1…炭化ケイ素膜付き基板、2…Si基板、3…SiC下地膜、4…SiC成長層、5…空孔、6…接触領域、10…炭化ケイ素単結晶基板、11…下地膜付きシリコン基板、51…空孔

Claims (9)

  1. 炭化ケイ素の単結晶成長に用いられる炭化ケイ素膜付き基板を製造する方法であって、
    シリコン基板と、前記シリコン基板の一方の面側に設けられている炭化ケイ素下地膜と、を有する下地膜付きシリコン基板を用意する第1の工程と、
    前記下地膜付きシリコン基板に対し、等方性エッチング可能なガス雰囲気中でエッチング処理し、炭化ケイ素膜付き基板を得る第2の工程と、
    を有することを特徴とする炭化ケイ素膜付き基板の製造方法。
  2. 前記第1の工程は、構成原子として炭素原子を含むガス雰囲気中で前記シリコン基板を加熱する工程を含む請求項1に記載の炭化ケイ素膜付き基板の製造方法。
  3. 前記シリコン基板を加熱する温度は、800℃以上1400℃以下である請求項2に記載の炭化ケイ素膜付き基板の製造方法。
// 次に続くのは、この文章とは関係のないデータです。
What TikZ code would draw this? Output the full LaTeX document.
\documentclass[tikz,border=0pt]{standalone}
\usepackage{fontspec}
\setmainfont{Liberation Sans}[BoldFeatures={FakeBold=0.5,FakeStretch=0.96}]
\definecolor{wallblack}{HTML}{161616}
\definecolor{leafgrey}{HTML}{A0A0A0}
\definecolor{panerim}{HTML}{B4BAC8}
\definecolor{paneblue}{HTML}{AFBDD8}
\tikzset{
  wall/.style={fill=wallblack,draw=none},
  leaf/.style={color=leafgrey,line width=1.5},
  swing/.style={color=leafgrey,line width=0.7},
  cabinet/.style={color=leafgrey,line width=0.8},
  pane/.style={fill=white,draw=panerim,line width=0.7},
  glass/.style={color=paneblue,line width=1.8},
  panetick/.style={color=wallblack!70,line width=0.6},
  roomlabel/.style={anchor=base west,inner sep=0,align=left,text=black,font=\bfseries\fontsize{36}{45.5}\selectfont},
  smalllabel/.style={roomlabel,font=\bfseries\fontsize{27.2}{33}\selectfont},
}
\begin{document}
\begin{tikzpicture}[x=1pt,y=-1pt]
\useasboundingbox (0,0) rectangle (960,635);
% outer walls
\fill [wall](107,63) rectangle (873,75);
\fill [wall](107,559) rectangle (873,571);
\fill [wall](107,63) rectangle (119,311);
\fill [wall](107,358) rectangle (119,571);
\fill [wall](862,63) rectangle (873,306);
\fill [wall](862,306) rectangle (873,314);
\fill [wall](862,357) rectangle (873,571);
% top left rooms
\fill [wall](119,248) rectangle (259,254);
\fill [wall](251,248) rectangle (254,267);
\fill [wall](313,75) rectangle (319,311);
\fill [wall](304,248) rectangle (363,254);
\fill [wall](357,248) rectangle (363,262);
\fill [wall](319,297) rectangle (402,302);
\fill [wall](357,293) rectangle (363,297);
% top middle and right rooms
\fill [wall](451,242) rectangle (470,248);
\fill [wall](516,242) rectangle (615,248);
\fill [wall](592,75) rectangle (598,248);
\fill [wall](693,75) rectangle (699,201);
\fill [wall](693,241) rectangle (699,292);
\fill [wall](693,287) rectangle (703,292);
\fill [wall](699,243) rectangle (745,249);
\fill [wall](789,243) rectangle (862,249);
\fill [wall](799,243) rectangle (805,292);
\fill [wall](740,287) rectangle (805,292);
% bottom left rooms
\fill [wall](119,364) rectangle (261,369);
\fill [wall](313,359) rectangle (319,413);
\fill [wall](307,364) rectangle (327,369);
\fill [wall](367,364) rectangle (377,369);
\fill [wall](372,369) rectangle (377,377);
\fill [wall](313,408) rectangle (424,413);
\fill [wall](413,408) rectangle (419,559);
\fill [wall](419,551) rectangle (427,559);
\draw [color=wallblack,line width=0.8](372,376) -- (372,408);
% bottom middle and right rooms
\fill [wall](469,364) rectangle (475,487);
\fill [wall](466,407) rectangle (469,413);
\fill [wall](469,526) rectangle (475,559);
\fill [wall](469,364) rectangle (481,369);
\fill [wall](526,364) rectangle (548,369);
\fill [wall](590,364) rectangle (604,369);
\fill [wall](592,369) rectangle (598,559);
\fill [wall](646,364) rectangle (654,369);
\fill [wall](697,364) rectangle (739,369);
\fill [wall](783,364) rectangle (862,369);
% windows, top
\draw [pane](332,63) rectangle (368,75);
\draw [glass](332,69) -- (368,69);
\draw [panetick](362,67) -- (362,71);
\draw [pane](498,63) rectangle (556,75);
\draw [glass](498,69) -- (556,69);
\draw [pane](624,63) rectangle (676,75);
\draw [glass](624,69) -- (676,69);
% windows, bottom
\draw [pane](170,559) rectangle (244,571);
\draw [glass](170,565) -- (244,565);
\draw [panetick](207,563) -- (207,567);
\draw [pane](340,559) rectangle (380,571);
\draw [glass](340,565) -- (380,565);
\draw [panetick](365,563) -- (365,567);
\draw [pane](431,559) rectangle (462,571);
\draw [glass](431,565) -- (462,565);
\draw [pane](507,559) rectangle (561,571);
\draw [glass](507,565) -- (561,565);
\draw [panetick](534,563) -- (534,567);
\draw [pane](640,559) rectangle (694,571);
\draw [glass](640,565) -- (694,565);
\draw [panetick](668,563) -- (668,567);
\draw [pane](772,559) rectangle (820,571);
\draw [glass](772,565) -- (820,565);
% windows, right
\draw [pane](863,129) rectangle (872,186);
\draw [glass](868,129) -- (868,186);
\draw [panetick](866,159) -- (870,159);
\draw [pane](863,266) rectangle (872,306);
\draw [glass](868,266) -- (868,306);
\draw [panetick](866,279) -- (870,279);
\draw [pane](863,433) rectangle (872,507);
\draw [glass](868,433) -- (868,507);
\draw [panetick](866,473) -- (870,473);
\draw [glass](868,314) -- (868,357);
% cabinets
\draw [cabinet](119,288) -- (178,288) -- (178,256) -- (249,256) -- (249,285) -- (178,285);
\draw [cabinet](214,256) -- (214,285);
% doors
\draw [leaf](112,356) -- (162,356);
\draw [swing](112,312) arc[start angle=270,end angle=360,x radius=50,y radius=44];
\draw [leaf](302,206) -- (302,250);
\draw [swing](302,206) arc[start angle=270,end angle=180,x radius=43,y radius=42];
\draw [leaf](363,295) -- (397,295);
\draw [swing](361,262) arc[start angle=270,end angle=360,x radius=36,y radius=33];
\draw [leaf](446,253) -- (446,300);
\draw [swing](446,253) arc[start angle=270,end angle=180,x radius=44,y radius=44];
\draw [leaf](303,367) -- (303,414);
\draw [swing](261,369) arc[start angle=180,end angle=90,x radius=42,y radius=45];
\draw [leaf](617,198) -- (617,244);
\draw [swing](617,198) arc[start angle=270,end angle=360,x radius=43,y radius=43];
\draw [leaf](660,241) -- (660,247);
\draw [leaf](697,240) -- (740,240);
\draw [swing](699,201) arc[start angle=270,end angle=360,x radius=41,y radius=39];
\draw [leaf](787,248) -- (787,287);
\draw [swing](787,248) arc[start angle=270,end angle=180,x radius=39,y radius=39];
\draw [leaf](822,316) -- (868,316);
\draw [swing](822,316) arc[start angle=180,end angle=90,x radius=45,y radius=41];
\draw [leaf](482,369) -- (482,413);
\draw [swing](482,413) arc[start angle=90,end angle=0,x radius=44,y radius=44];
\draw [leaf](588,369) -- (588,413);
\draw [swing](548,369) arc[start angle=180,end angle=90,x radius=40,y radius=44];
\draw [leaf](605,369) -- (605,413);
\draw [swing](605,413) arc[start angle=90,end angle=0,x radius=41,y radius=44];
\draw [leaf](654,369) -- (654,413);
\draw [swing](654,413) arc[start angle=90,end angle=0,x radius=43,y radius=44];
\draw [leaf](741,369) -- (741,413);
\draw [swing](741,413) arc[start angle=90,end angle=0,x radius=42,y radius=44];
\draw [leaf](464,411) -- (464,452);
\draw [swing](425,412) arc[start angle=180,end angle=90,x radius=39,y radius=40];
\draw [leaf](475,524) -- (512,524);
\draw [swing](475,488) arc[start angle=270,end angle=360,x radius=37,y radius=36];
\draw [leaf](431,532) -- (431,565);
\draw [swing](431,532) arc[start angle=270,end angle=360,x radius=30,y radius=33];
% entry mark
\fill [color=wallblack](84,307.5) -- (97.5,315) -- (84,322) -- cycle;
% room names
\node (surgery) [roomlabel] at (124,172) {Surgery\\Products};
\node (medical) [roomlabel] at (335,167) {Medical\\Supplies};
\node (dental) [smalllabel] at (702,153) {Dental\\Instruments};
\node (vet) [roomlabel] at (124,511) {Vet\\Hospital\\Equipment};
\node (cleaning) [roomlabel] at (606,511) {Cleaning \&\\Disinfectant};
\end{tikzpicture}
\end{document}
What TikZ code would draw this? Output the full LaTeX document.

  4. 前記第1の工程は、前記シリコン基板と前記炭化ケイ素下地膜との界面において、前記シリコン基板に空孔が形成されるまで前記加熱を継続する請求項2または3に記載の炭化ケイ素膜付き基板の製造方法。
  5. 前記炭素原子を含むガスは、炭化水素ガスを含む請求項2ないし4のいずれか1項に記載の炭化ケイ素膜付き基板の製造方法。
  6. 前記等方性エッチング可能なガスは、水素または塩素を含む請求項1ないし5のいずれか1項に記載の炭化ケイ素膜付き基板の製造方法。
  7. シリコン基板と、
    前記シリコン基板上に積層され、炭化ケイ素を含む炭化ケイ素下地膜と、
    を有し、
    前記シリコン基板と前記炭化ケイ素下地膜との接触面積が、前記炭化ケイ素下地膜の面積の10%以上90%以下であることを特徴とする炭化ケイ素膜付き基板。
  8. 前記シリコン基板側に形成され、前記シリコン基板と前記炭化ケイ素下地膜との界面に開口する空孔を有し、
    前記シリコン基板の厚さ方向に沿って前記空孔が切断されたときの断面形状は、曲線を含んでいる請求項7に記載の炭化ケイ素膜付き基板。
  9. 請求項7または8に記載の炭化ケイ素膜付き基板と、
    前記炭化ケイ素下地膜上に成膜されている炭化ケイ素成長層と、
    を有することを特徴とする炭化ケイ素単結晶基板。